What book feels like home to you?
“Love, Nina by Nina Stibbe. It’s about a young girl from the Midlands coming to London in the ’80s to be the nanny for a famous editor. I grew up—and still live—close to the Camden Town setting, and the whole thing is so warm and filled with nostalgia and humour and the very bohemian essence of North London in the ’80s.”
What’s your most unusual writing habit?
“I used to try to disconnect from the internet when I was writing so that it wouldn’t distract me, but I've given up and learned to embrace it. My writing process now consists of five minutes of writing, followed by five minutes of fantasy online property searches, followed by five more minutes of writing. I cannot actually write without the interleaving property searches.”
What’s the first thing you do after finishing a draft?
“I type the words THE END, take a photograph, and put it on my social media for posterity and to get my readers excited. If it’s a Friday evening that might then be followed by a glass of wine.”
Describe your writing process in one word?
“Hair-raising.”
What is your favourite word to use in prose?
“Oh, so many!
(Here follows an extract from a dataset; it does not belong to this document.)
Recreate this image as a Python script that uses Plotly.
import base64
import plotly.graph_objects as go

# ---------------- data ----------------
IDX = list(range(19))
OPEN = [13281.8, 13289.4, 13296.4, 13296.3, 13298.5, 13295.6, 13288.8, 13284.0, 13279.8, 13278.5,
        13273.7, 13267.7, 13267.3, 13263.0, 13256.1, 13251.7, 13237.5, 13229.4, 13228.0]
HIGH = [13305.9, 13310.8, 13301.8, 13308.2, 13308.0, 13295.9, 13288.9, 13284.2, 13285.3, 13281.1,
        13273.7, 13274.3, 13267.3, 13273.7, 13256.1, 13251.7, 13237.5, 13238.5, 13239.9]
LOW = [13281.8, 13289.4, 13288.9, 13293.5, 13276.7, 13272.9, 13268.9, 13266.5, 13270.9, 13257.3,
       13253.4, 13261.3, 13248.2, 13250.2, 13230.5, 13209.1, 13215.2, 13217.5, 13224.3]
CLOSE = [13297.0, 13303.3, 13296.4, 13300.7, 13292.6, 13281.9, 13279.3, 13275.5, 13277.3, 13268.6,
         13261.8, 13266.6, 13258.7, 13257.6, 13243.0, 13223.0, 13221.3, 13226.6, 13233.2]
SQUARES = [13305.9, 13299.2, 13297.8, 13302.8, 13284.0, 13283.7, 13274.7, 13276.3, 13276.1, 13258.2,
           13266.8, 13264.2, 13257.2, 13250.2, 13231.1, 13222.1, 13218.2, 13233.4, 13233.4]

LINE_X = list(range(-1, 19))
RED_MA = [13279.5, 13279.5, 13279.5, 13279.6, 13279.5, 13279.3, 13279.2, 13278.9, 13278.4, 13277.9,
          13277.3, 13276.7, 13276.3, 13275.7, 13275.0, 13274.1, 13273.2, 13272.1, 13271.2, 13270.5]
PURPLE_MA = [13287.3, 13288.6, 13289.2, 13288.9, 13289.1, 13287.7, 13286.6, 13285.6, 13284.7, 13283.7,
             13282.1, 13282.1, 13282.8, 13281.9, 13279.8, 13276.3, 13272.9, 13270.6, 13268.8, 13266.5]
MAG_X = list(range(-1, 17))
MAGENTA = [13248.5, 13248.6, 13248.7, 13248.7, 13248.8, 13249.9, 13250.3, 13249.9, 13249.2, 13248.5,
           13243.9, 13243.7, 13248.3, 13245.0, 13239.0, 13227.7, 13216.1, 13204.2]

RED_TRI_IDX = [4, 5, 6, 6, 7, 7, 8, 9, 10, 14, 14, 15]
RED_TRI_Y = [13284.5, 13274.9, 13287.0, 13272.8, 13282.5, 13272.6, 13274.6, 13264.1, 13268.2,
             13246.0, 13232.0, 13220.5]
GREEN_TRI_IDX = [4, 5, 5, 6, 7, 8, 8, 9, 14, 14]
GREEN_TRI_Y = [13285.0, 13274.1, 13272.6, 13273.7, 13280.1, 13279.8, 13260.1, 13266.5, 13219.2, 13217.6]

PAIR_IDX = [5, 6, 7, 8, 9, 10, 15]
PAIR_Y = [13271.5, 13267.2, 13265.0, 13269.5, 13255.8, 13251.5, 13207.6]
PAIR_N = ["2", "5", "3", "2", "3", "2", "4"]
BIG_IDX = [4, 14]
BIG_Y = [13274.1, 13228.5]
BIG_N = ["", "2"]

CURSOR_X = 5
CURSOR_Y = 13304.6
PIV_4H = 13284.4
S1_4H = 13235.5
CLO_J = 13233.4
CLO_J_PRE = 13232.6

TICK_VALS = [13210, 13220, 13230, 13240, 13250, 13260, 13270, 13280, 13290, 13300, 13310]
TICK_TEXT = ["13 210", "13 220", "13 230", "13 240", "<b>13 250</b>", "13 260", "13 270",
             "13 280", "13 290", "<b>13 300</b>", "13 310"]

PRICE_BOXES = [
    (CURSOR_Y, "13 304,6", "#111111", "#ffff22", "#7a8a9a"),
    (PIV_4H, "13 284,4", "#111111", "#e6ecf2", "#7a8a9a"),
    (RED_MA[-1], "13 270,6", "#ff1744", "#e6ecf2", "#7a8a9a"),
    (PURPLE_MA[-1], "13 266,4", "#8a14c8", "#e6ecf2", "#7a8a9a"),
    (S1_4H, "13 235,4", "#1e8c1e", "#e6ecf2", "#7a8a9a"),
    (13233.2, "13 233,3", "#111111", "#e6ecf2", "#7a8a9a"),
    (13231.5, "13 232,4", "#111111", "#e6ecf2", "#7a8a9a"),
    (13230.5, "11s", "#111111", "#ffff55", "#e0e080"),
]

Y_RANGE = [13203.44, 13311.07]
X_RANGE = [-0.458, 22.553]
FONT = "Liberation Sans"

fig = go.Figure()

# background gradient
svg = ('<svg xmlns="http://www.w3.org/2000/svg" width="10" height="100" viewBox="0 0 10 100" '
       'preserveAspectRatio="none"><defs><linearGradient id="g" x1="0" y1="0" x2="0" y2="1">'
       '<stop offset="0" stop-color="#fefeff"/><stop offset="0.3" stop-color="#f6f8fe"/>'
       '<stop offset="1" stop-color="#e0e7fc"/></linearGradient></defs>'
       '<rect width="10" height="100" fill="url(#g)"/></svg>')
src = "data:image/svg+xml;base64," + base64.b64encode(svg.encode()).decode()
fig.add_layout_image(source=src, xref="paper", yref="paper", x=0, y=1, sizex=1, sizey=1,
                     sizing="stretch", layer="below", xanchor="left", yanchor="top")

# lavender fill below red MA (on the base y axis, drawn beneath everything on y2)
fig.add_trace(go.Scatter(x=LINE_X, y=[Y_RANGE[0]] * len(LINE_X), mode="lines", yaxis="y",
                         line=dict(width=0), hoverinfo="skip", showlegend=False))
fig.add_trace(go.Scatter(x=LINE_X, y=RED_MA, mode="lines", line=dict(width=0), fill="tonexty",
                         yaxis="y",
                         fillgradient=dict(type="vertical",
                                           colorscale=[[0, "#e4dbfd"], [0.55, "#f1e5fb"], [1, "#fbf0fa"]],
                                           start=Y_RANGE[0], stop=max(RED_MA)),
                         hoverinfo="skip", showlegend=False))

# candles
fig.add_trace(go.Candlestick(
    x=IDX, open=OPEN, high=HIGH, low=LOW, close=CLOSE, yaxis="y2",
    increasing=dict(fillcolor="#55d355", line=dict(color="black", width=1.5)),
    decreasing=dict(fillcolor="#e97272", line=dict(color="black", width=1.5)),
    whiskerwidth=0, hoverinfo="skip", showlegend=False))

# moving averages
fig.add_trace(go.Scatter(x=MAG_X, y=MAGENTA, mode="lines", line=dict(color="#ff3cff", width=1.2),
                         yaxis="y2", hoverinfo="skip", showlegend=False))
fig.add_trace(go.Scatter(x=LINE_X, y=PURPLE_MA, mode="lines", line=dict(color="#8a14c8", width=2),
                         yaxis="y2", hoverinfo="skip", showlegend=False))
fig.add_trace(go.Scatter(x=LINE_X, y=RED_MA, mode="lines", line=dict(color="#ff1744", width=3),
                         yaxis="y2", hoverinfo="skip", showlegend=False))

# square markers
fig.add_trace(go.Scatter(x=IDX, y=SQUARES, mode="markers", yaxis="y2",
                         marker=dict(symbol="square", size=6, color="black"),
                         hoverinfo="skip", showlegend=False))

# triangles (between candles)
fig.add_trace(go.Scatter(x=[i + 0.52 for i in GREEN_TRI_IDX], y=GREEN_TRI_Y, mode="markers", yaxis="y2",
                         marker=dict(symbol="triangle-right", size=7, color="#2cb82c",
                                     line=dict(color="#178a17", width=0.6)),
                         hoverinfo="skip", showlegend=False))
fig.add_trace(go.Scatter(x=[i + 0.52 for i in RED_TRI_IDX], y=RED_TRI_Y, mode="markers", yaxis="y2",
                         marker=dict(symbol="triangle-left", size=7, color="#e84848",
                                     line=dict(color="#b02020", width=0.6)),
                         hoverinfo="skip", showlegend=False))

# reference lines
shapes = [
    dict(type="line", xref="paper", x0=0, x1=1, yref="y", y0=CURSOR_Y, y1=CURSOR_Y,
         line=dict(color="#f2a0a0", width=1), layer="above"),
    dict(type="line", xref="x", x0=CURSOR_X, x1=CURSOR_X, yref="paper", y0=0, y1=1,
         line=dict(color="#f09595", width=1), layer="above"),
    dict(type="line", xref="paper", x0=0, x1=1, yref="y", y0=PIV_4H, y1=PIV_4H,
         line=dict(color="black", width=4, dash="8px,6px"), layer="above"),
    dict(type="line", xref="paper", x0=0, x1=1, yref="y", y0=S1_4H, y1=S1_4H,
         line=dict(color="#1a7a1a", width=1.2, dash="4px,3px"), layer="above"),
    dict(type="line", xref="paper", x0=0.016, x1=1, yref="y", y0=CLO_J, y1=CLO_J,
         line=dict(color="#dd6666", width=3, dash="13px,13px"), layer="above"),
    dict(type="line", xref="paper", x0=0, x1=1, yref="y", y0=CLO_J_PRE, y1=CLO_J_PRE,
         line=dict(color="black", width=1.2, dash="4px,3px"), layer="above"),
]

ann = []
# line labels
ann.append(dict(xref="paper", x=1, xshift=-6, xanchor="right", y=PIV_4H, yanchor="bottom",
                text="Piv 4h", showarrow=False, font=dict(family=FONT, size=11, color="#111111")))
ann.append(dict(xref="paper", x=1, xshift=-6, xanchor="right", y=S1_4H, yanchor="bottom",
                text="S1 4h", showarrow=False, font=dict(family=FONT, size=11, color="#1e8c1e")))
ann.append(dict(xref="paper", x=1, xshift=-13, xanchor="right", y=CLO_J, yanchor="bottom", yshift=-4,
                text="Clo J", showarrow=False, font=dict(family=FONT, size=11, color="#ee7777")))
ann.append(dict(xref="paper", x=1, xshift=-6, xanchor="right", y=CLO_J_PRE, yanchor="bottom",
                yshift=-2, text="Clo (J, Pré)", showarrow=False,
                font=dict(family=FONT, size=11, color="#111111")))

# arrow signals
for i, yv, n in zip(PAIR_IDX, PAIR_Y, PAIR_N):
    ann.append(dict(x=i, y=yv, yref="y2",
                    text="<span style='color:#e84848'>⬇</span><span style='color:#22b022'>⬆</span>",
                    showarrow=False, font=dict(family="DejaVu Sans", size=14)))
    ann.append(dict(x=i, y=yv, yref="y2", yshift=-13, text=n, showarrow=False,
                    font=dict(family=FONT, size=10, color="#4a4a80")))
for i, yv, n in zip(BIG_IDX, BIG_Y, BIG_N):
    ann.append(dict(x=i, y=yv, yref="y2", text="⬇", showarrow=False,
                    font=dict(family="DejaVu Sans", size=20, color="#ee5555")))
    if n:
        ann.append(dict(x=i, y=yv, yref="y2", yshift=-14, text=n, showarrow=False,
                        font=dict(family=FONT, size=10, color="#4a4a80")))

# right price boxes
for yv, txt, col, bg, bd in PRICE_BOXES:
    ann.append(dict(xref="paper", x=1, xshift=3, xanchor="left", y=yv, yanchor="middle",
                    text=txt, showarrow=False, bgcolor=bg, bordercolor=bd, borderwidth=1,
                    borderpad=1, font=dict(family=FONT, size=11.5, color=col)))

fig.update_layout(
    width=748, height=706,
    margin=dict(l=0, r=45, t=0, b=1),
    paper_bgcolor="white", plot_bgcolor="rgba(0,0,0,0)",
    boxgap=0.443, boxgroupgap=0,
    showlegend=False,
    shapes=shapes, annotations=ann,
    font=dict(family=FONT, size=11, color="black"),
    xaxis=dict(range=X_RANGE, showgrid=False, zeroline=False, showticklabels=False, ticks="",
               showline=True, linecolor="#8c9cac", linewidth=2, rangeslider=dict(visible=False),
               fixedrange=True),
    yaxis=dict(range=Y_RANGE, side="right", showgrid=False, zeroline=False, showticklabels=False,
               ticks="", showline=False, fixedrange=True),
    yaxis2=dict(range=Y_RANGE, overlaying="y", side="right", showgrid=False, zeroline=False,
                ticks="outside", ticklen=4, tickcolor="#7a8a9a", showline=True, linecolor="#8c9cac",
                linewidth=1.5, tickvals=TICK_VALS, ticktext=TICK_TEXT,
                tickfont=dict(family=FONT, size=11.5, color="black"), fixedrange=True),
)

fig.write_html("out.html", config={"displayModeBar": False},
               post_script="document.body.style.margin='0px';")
But I do have a fondness for the word ‘fleeting.’”
Where do you most like to write?
“At my kitchen table.”
What moment in your life felt straight out of a novel?
“The moment I met my husband in 1994 and knew inside two seconds that we would spend the rest of our lives together.”
What emotion do you find hardest to write about?
“Probably lust or sexual desire.”
Which book is your most treasured possession?
“My yellowing, pool-water-crispy paperback copy of High Fidelity by Nick Hornby. I took it on a group holiday to Gozo in 1996, and after reading it I told my friend I’d like to write a book like that. She made me a bet to write three chapters when we got home—I did that, and the rest is history.”
What’s the strangest thing in your workspace?
“I think the strangest thing about my workspace is its lack of objects. I have a laptop, a coaster, my phone, and nothing else.”